I’m sure you’ve all be playing at least one of these, and if you haven’t, then get on it! However, I’ll give a quick review, starting with Skyrim today (and the others to follow soon).

But first! May your Christmas be epic. (

Skyrim Christmas

This Elder Scrolls game is the latest of its kind by Bethesda, following Morrowind and Oblivion.  I have to admit, I never played Oblivion. But I did play Morrowind, and it was all-encompassing, with its huge world and nearly unlimited possibilities. Except in Morrowind, I had tried so hard to get into the Mage’s guild, only to be foiled by a weird little imp, and a glitch that wouldn’t let me attack it to complete my quest. Distraught, I remember climbing a mountain in search of better prey. Unfortunately for me, there were massive attack birds all over the mountain who repeatedly gutted me and feasted upon my tender flesh. Fed up with that idea, I went back to a previous save … which I had saved WHILE ON THE MOUNTAIN OF DEATH BIRDS. And thus ended my experience of Morrowind, as I had sunk so many hours into a game only to be trapped on a mountain.

Being no longer 13, and hopefully just a little less stupid, my experience with Skyrim was much more fruitful. As I went about exploring the vast realm of Skyrim, I blazed trails along snowy mountaintops, dealt with both friendly and mildly rude Nords (I was a Redguard, which they didn’t seem thrilled with…), killed VERY rude Thalmor, and battled majestic dragons. The so-called “real world” melted away. I literally felt a chill when I was in a Skyrim snowstorm, and had to grab a sweater. One day I looked into the night sky and  found myself gazing at a beautiful aurora borealis … which looked awesome on my top-notch computer graphics. Finally, in dire need of food, I ventured out of my basement dwelling and looked down at my hands only to wonder why they didn’t have little balls of magicka swirling within them. Skyrim was my home now.

My point with all of this is, I loved it. Skyrim is an incredibly immersive game, with fantastic graphics, and game mechanics that can be picked up with ease. While the game is not easy, it is not needlessly difficult either. You may die several times fighting dragons or old Dwemer machines, but you’ll certainly feel badass when you kill them. And you know, going around defeating dragons and absorbing their souls like it’s no big deal. I’ve been at this game for countless hours, and I still feel like there is so much more to discover and see and do and (most importantly) kill!

So there you have it, my two cents on Skyrim.

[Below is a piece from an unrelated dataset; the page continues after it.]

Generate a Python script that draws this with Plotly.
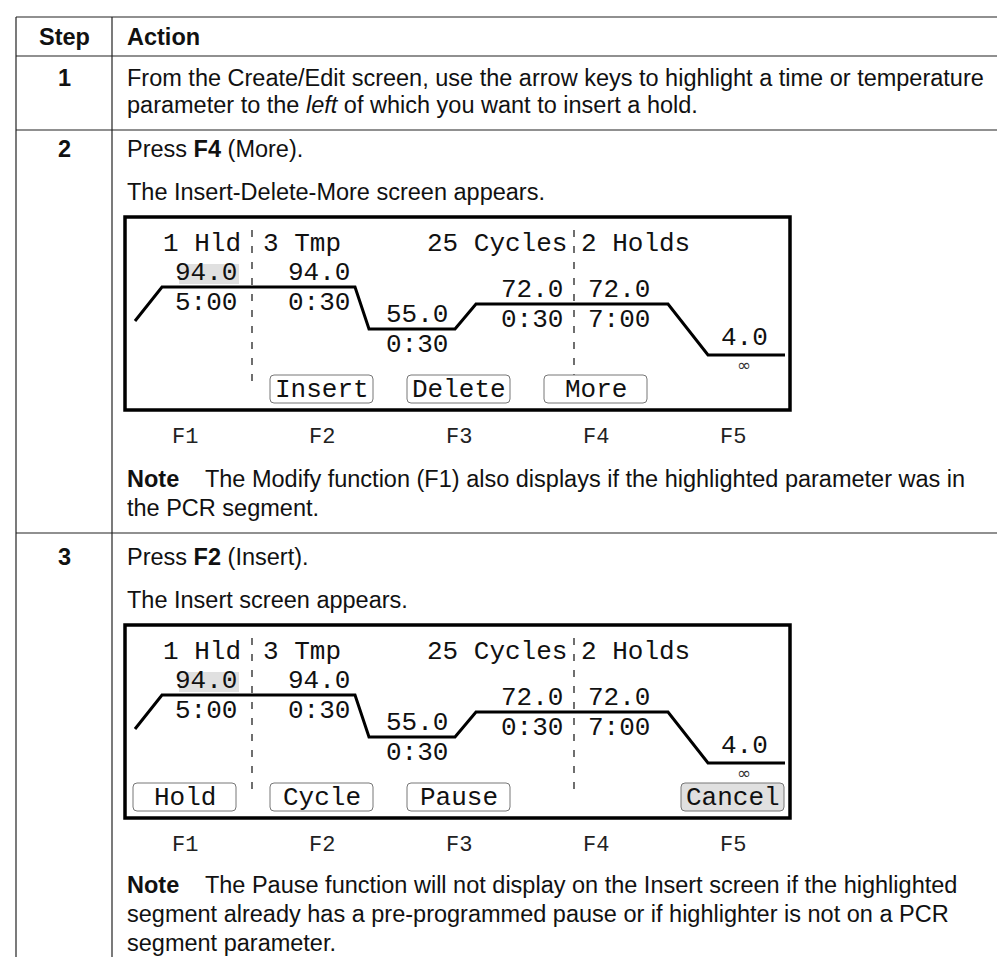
import plotly.graph_objects as go

# ---------------- data ----------------
header = ["Step", "Action"]
step_numbers = ["1", "2", "3"]
step1_lines = ["From the Create/Edit screen, use the arrow keys to highlight a time or temperature",
               "parameter to the <i>left</i> of which you want to insert a hold."]
step2_lines = ["Press <b>F4</b> (More).", "The Insert-Delete-More screen appears."]
step2_note = ["<b>Note</b>\u00a0\u00a0\u00a0 The Modify function (F1) also displays if the highlighted parameter was in",
              "the PCR segment."]
step3_lines = ["Press <b>F2</b> (Insert).", "The Insert screen appears."]
step3_note = ["<b>Note</b>\u00a0\u00a0\u00a0 The Pause function will not display on the Insert screen if the highlighted",
              "segment already has a pre-programmed pause or if highlighter is not on a PCR",
              "segment parameter."]

segment_titles = ["1 Hld", "3 Tmp", "25 Cycles", "2 Holds"]
temps = [94.0, 94.0, 55.0, 72.0, 72.0, 4.0]
times = ["5:00", "0:30", "0:30", "0:30", "7:00", "\u221e"]
fkeys = ["F1", "F2", "F3", "F4", "F5"]
screen1_buttons = ["", "Insert", "Delete", "More", ""]
screen2_buttons = ["Hold", "Cycle", "Pause", "", "Cancel"]

# ---------------- layout constants (pixels) ----------------
W, H = 1005, 957
SANS = "Liberation Sans, Arial, Helvetica, sans-serif"
MONO = "Liberation Mono, Courier New, monospace"
BODY = 23.5
MONO_SZ = 26
X_LEFT, X_DIV, TEXT_X = 8, 104, 117
ROW_LINES = [9, 48, 122, 525]

# schematic profile geometry inside a screen (relative to box top)
BOX_H = 193
LEVEL = {94.0: 70, 72.0: 87, 55.0: 112, 4.0: 138}
RAMP_START = (127, 104)
SEG_X = [(154, 347), (347, 361), (361, 447), (447, 468), (468, 660), (660, 700), (700, 777)]
TEMP_X = [(231, "right"), (278, "left"), (376, "left"), (491, "left"), (578, "left"), (711, "left")]
TITLE_X = [153, 253, 417, 571]
DASH_X = [244, 566]
BTN_X0 = [125, 262, 399, 536, 673]
BTN_W = 103

fig = go.Figure()
shapes = []
ann = []


def text(x, y, s, size=BODY, family=SANS, xanchor="left", color="#111", height=None):
    a = dict(x=x, y=y, text=s, showarrow=False, xanchor=xanchor, yanchor="middle",
             font=dict(family=family, size=size, color=color), xref="x", yref="y")
    if height:
        a["height"] = height
    ann.append(a)


def line(x0, y0, x1, y1, width=1.2, color="#222", dash=None):
    d = dict(type="line", x0=x0, y0=y0, x1=x1, y1=y1, xref="x", yref="y",
             line=dict(color=color, width=width))
    if dash:
        d["line"]["dash"] = dash
    shapes.append(d)


def rrect(x0, y0, x1, y1, r=4):
    return (f"M{x0+r},{y0} L{x1-r},{y0} Q{x1},{y0} {x1},{y0+r} L{x1},{y1-r} "
            f"Q{x1},{y1} {x1-r},{y1} L{x0+r},{y1} Q{x0},{y1} {x0},{y1-r} "
            f"L{x0},{y0+r} Q{x0},{y0} {x0+r},{y0} Z")


# table grid
for y in ROW_LINES:
    line(X_LEFT, y, W, y)
line(X_LEFT, ROW_LINES[0], X_LEFT, H)
line(X_DIV, ROW_LINES[0], X_DIV, H)

STEP_CX = (X_LEFT + X_DIV) / 2
text(STEP_CX, 29, "<b>%s</b>" % header[0], xanchor="center")
text(TEXT_X, 29, "<b>%s</b>" % header[1])

# step 1
text(STEP_CX, 70, "<b>%s</b>" % step_numbers[0], xanchor="center")
for i, s in enumerate(step1_lines):
    text(TEXT_X, 70 + 27 * i, s)

# step 2
text(STEP_CX, 141, "<b>%s</b>" % step_numbers[1], xanchor="center")
text(TEXT_X, 141, step2_lines[0])
text(TEXT_X, 184, step2_lines[1])
for i, s in enumerate(step2_note):
    text(TEXT_X, 471 + 29 * i, s)

# step 3
text(STEP_CX, 549, "<b>%s</b>" % step_numbers[2], xanchor="center")
text(TEXT_X, 549, step3_lines[0])
text(TEXT_X, 592, step3_lines[1])
for i, s in enumerate(step3_note):
    text(TEXT_X, 877 + 29 * i, s)


def draw_screen(top, buttons, highlight_btn=None):
    bottom = top + BOX_H
    shapes.append(dict(type="rect", x0=117, x1=782, y0=top, y1=bottom, xref="x", yref="y",
                       line=dict(color="black", width=3.5), fillcolor="rgba(0,0,0,0)"))
    # dashed separators
    for dx in DASH_X:
        line(dx, top + 13, dx, top + 170, width=1.3, color="#222", dash="7px,9px")
    # highlight behind first temperature
    shapes.append(dict(type="rect", x0=171, x1=231, y0=top + 47, y1=top + 67, xref="x", yref="y",
                       line=dict(width=0), fillcolor="#e0e0e0", layer="below"))
    # titles
    for tx, t in zip(TITLE_X, segment_titles):
        text(tx, top + 27, t, size=MONO_SZ, family=MONO)
    # profile line built from temperatures: ramp, 94 plateau, ramp, 55, ramp, 72, ramp, 4
    xs = [RAMP_START[0]]
    ys = [top + RAMP_START[1]]
    seq = [temps[1], None, temps[2], None, temps[4], None, temps[5]]
    for (x0, x1), t in zip(SEG_X, seq):
        if t is not None:
            xs += [x0, x1]
            ys += [top + LEVEL[t], top + LEVEL[t]]
    fig.add_trace(go.Scatter(x=xs, y=ys, mode="lines", line=dict(color="black", width=3),
                             hoverinfo="skip", showlegend=False))
    # temperatures and times
    for (tx, anc), t, tm in zip(TEMP_X, temps, times):
        lv = top + LEVEL[t]
        if tm == "\u221e":
            text(tx, lv - 17, "%.1f" % t, size=MONO_SZ, family=MONO, xanchor=anc, height=26)
            text(tx + 25, lv + 9.5, tm, size=17, family="DejaVu Sans", xanchor="center",
                 color="#333", height=14)
        else:
            text(tx, lv - 14, "%.1f" % t, size=MONO_SZ, family=MONO, xanchor=anc)
            text(tx, lv + 16, tm, size=MONO_SZ, family=MONO, xanchor=anc)
    # buttons
    for i, b in enumerate(buttons):
        if not b:
            continue
        x0 = BTN_X0[i]
        fill = "#e0e0e0" if i == highlight_btn else "white"
        shapes.append(dict(type="path", path=rrect(x0, top + 158, x0 + BTN_W, top + 186),
                           xref="x", yref="y", line=dict(color="#777", width=1), fillcolor=fill))
        text(x0 + BTN_W / 2, top + 172.5, b, size=MONO_SZ, family=MONO, xanchor="center", height=26)
    # F-key labels
    for i, f in enumerate(fkeys):
        text(BTN_X0[i] + BTN_W / 2, bottom + 27, f, size=22, family=MONO, xanchor="center", color="#222")


draw_screen(209, screen1_buttons)
draw_screen(617, screen2_buttons, highlight_btn=4)

fig.update_layout(
    width=W, height=H, margin=dict(l=0, r=0, t=0, b=0),
    paper_bgcolor="white", plot_bgcolor="white",
    xaxis=dict(range=[0, W], visible=False, fixedrange=True),
    yaxis=dict(range=[H, 0], visible=False, fixedrange=True),
    shapes=shapes, annotations=ann, showlegend=False,
)
fig.write_html("out.html")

Oh, and a few confessions as well. I had a dog in Skyrim, he was called Meeko and I love him. I saved him from the deserted shack of his former master. He was happy and joyful, and helped me in my battles. I was so excited, it was just like having a Mabari wardog in Dragon Age. And then… I’m ashamed to admit, I let poor Meeko die. It was a busy battle, my wits were scattered, and by the time it was over, Meeko was dead at my feet. Also, I punched a goat to death and lit a bunny on fire, just for fun. But let’s face it, the bunny hopped right across my path – he was clearly asking for it.